With the recently adopted Conflict Minerals Regulation, the EU bears responsibility under WTO law for possible detrimental impact that it generates, according to Asser researchers Enrico Partiti and Steffen van der Velde. The new EU regulation may lead to discrimination which is inconsistent with WTO obligations; such discrimination can be attributed to the EU even if it stems from the OECD Guidance which it incorporates, and from the behavior of economic operators implementing their due diligence obligations. In addition, the EU may find it hard to justify its measure under the Security Exception, or by claiming the Regulation implements international law obligations.

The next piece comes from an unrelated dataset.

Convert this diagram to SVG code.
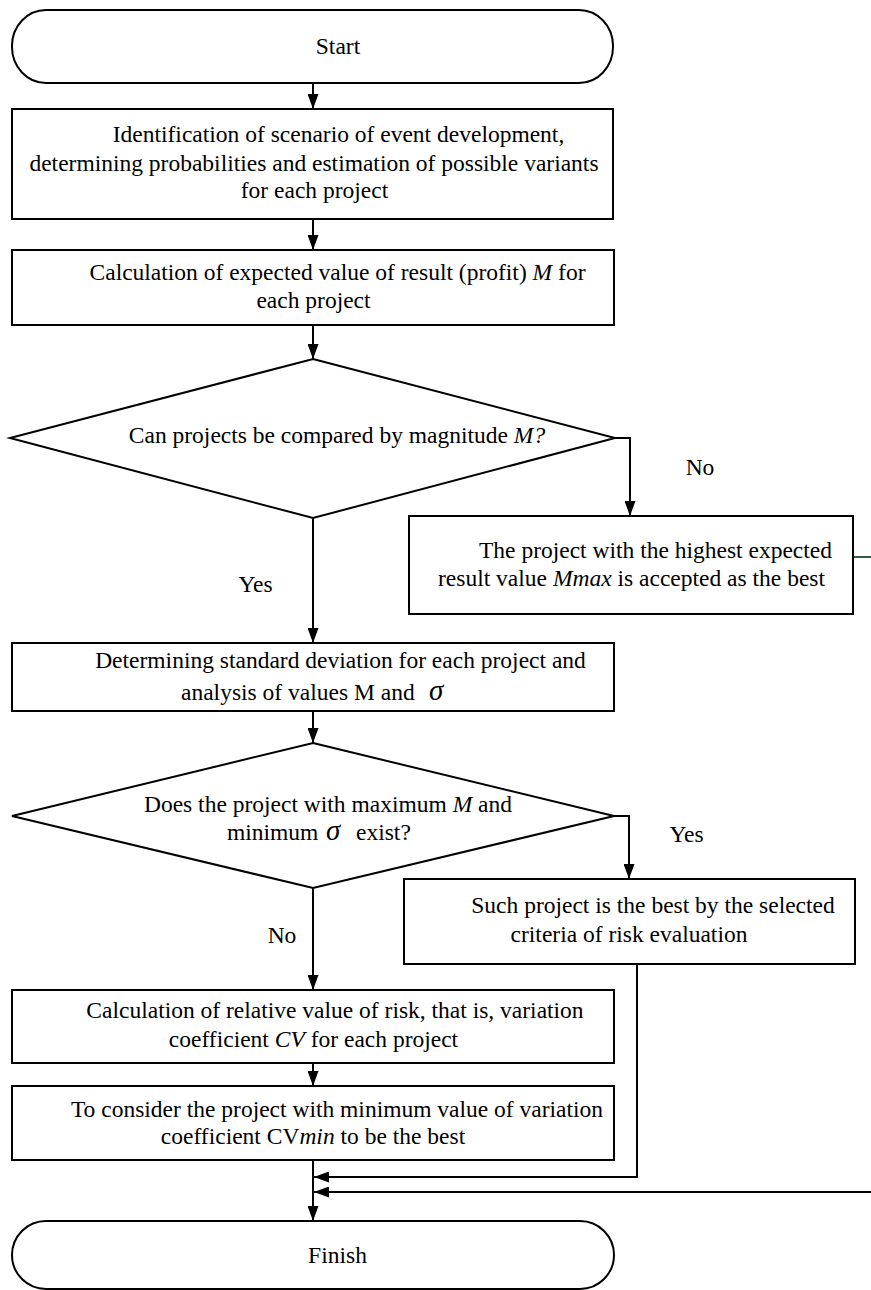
<svg xmlns="http://www.w3.org/2000/svg" width="871" height="1290" viewBox="0 0 871 1290">
<style>
.s{fill:#fff;stroke:#000;stroke-width:2}
.t{font-family:'Liberation Serif',serif;font-size:23.5px;fill:#000;text-anchor:middle}
.l{font-family:'Liberation Serif',serif;font-size:23.5px;fill:#000}
.i{font-style:italic}
.c{fill:none;stroke:#000;stroke-width:2}
</style>
<defs>
<marker id="a" markerUnits="userSpaceOnUse" markerWidth="15" markerHeight="11" refX="15" refY="5.5" orient="auto">
<path d="M0,0 L15,5.5 L0,11 z" fill="#000"/>
</marker>
</defs>
<rect width="871" height="1290" fill="#fff"/>
<g id="connectors">
<path class="c" d="M313,83 V109" marker-end="url(#a)"/>
<path class="c" d="M313,219 V250" marker-end="url(#a)"/>
<path class="c" d="M313,325 V359" marker-end="url(#a)"/>
<path class="c" d="M615,438 H630 V516" marker-end="url(#a)"/>
<path class="c" d="M313,518 V643" marker-end="url(#a)"/>
<path class="c" d="M313,711 V743" marker-end="url(#a)"/>
<path class="c" d="M614,816 H629 V879" marker-end="url(#a)"/>
<path class="c" d="M313,888 V990" marker-end="url(#a)"/>
<path class="c" d="M313,1063 V1086" marker-end="url(#a)"/>
<path class="c" d="M313,1160 V1221" marker-end="url(#a)"/>
<path class="c" d="M637,964 V1177 H314" marker-end="url(#a)"/>
<path class="c" d="M871,1192 H314" marker-end="url(#a)"/>
<path d="M853,557 H871" fill="none" stroke="#2f5f3f" stroke-width="2"/>
<text class="t" x="700" y="475">No</text>
<text class="t" x="255.5" y="592">Yes</text>
<text class="t" x="686.5" y="842">Yes</text>
<text class="t" x="282" y="943">No</text>
</g>
<g id="start">
<rect class="s" x="12" y="10" width="601" height="73" rx="34" ry="36"/>
<text class="t" x="338" y="54">Start</text>
</g>
<g id="box1">
<rect class="s" x="12" y="109" width="601" height="110"/>
<text class="t" x="338.5" y="142">Identification of scenario of event development,</text>
<text class="t" x="314" y="171">determining probabilities and estimation of possible variants</text>
<text class="t" x="314.5" y="198">for each project</text>
</g>
<g id="box2">
<rect class="s" x="12" y="250" width="602" height="75"/>
<text class="t" x="337.5" y="280">Calculation of expected value of result (profit) <tspan class="i">M</tspan> for</text>
<text class="t" x="313.5" y="308">each project</text>
</g>
<g id="decision1">
<polygon class="s" points="313,359 615,438 313,518 10,438"/>
<text class="t" x="337" y="443">Can projects be compared by magnitude <tspan class="i">M?</tspan></text>
</g>
<g id="box3">
<rect class="s" x="409" y="516" width="444" height="98"/>
<text class="t" x="655.5" y="558">The project with the highest expected</text>
<text class="t" x="631.5" y="586">result value <tspan class="i">Mmax</tspan> is accepted as the best</text>
</g>
<g id="box4">
<rect class="s" x="12" y="643" width="602" height="68"/>
<text class="t" x="340.5" y="668">Determining standard deviation for each project and</text>
<text class="l" x="181" y="700">analysis of values M and</text>
<text class="l i" x="429" y="700" style="font-size:29px">σ</text>
</g>
<g id="decision2">
<polygon class="s" points="313,743 614,816 313,888 12,816"/>
<text class="t" x="328" y="812">Does the project with maximum <tspan class="i">M</tspan> and</text>
<text class="l" x="227" y="840">minimum</text>
<text class="l i" x="326" y="840" style="font-size:29px">σ</text>
<text class="l" x="356" y="840">exist?</text>
</g>
<g id="box5">
<rect class="s" x="404" y="879" width="451" height="85"/>
<text class="t" x="653" y="913">Such project is the best by the selected</text>
<text class="t" x="629" y="942">criteria of risk evaluation</text>
</g>
<g id="box6">
<rect class="s" x="12" y="990" width="602" height="73"/>
<text class="t" x="335" y="1018">Calculation of relative value of risk, that is, variation</text>
<text class="t" x="313.5" y="1047">coefficient <tspan class="i">CV</tspan> for each project</text>
</g>
<g id="box7">
<rect class="s" x="12" y="1086" width="602" height="74"/>
<text class="t" x="337" y="1117">To consider the project with minimum value of variation</text>
<text class="t" x="313" y="1144">coefficient CV<tspan class="i">min</tspan> to be the best</text>
</g>
<g id="finish">
<rect class="s" x="12" y="1221" width="602" height="68" rx="34" ry="34"/>
<text class="t" x="337.5" y="1263">Finish</text>
</g>
</svg>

EU Trade policy and the protection of public values
The presence of minerals in a conflict-affected area can further fuel armed conflicts and undermine sustainable development, good governance and the rule of law. This is why the EU recently adopted new Regulation laying down supply chain due diligence obligations for EU-importers of tin, tantalum, tungsten and gold. It is the latest addition to a growing group of EU measures aiming at indirectly pursuing public values in jurisdictions outside the EU by means of trade relations. Under the Regulation, the EU incorporates the Due Diligence Guidance for Responsible Supply Chain of Minerals form Conflict-Affected and High-Risk Areas (CAHR) of the Organisation for Economic Cooperation and Development (OECD) and makes it mandatory for EU importers to prevent them from dealing in conflict minerals.

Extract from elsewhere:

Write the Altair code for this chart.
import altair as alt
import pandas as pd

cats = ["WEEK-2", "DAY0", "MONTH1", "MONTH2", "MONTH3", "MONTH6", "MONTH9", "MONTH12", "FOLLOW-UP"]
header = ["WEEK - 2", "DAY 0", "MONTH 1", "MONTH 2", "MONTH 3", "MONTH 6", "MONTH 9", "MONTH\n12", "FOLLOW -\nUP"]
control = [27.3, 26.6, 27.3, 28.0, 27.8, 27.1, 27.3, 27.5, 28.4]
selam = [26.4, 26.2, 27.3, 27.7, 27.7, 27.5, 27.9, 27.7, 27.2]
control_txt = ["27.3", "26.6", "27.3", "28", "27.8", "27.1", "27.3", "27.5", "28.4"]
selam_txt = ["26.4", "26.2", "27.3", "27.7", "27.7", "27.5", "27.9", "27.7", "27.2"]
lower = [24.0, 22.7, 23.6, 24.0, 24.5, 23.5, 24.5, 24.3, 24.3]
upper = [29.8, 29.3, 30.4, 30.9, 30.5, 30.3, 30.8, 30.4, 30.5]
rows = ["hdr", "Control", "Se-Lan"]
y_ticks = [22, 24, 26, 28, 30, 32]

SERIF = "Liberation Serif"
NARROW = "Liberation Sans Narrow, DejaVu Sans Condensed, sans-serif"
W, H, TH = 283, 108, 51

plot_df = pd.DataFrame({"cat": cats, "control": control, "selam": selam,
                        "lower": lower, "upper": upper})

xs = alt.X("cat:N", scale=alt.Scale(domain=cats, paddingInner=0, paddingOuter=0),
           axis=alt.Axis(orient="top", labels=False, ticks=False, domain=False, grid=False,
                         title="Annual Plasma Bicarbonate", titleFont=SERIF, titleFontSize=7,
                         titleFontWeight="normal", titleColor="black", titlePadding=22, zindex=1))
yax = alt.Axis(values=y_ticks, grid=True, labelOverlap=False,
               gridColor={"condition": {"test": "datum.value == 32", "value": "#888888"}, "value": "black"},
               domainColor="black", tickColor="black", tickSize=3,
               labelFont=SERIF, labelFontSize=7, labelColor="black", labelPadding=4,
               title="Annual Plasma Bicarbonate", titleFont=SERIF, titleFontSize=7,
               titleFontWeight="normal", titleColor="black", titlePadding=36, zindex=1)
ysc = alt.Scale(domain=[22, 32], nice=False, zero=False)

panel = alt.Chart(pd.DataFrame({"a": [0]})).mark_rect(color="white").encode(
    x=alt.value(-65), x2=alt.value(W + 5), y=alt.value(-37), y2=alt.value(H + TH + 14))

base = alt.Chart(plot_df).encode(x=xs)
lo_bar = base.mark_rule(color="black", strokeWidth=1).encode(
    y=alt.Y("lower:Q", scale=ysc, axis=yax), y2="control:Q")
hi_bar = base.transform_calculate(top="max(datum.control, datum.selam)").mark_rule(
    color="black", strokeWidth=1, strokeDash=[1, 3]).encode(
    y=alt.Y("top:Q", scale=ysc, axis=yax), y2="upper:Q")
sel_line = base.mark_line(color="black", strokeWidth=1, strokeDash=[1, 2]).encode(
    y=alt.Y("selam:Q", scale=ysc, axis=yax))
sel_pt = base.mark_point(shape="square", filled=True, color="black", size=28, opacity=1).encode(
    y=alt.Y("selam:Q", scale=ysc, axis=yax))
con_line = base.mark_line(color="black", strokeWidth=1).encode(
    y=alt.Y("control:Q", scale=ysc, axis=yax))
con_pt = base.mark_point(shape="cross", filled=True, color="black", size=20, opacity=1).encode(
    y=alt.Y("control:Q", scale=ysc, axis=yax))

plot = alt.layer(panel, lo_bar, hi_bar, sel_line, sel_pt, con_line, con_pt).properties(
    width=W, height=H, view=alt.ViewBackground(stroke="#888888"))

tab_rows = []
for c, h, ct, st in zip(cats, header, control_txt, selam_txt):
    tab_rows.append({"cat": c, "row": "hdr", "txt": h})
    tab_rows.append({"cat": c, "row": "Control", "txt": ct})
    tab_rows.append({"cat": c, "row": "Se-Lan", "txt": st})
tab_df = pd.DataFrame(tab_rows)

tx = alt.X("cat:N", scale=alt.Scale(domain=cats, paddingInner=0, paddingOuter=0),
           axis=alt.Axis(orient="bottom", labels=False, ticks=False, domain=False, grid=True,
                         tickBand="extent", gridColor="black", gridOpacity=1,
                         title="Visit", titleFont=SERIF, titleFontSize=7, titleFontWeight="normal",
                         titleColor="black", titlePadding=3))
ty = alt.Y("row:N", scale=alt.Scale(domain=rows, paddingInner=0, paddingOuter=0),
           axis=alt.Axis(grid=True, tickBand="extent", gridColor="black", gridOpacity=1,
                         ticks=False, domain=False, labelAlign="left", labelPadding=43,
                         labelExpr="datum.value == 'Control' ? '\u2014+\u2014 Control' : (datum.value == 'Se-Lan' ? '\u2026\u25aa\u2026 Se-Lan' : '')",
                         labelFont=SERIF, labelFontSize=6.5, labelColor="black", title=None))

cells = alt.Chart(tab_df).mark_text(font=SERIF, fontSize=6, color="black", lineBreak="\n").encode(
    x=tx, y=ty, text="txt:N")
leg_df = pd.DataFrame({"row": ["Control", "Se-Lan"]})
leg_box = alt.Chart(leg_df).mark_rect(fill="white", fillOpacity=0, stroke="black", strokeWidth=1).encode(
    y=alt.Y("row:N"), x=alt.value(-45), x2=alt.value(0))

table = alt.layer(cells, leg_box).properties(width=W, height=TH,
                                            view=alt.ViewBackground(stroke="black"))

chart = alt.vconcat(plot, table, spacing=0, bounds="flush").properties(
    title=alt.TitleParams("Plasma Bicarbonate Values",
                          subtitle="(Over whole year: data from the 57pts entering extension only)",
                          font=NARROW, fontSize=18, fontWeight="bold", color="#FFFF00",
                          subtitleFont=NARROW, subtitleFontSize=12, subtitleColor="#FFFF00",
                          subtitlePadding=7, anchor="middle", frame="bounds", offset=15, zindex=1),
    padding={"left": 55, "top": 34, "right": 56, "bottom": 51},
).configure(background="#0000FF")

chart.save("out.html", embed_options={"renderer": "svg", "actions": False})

Detrimental Impact on trade
As a result of the Regulation, non-compliant suppliers of the minerals mentioned in the Regulation may lose market access or experience detrimental impact as defined in the WTO Agreements. In their research, Partiti and Van der Velde conclude that the EU may be responsible for such detrimental impact in spite of stemming from an OECD act and the private behaviour of economic operators. In addition, the Regulation lays down supply chain due diligence obligations for CAHR areas based on the Due Diligence Guidance of the OECD, but it broadens the definition of CAHR areas so that the regulation is not restricted and limited to specific conflict-affected. The researchers conclude that in a possible WTO dispute, the EU would be prevented from invoking Art. XXI:c GATT as an exception.In order to do so, the scope of application of the EU regulation should be brought it in line with Resolution 1952 of the UN Security Council that includes guidelines for due diligence for importers, processing industries and consumers of Congolese minerals.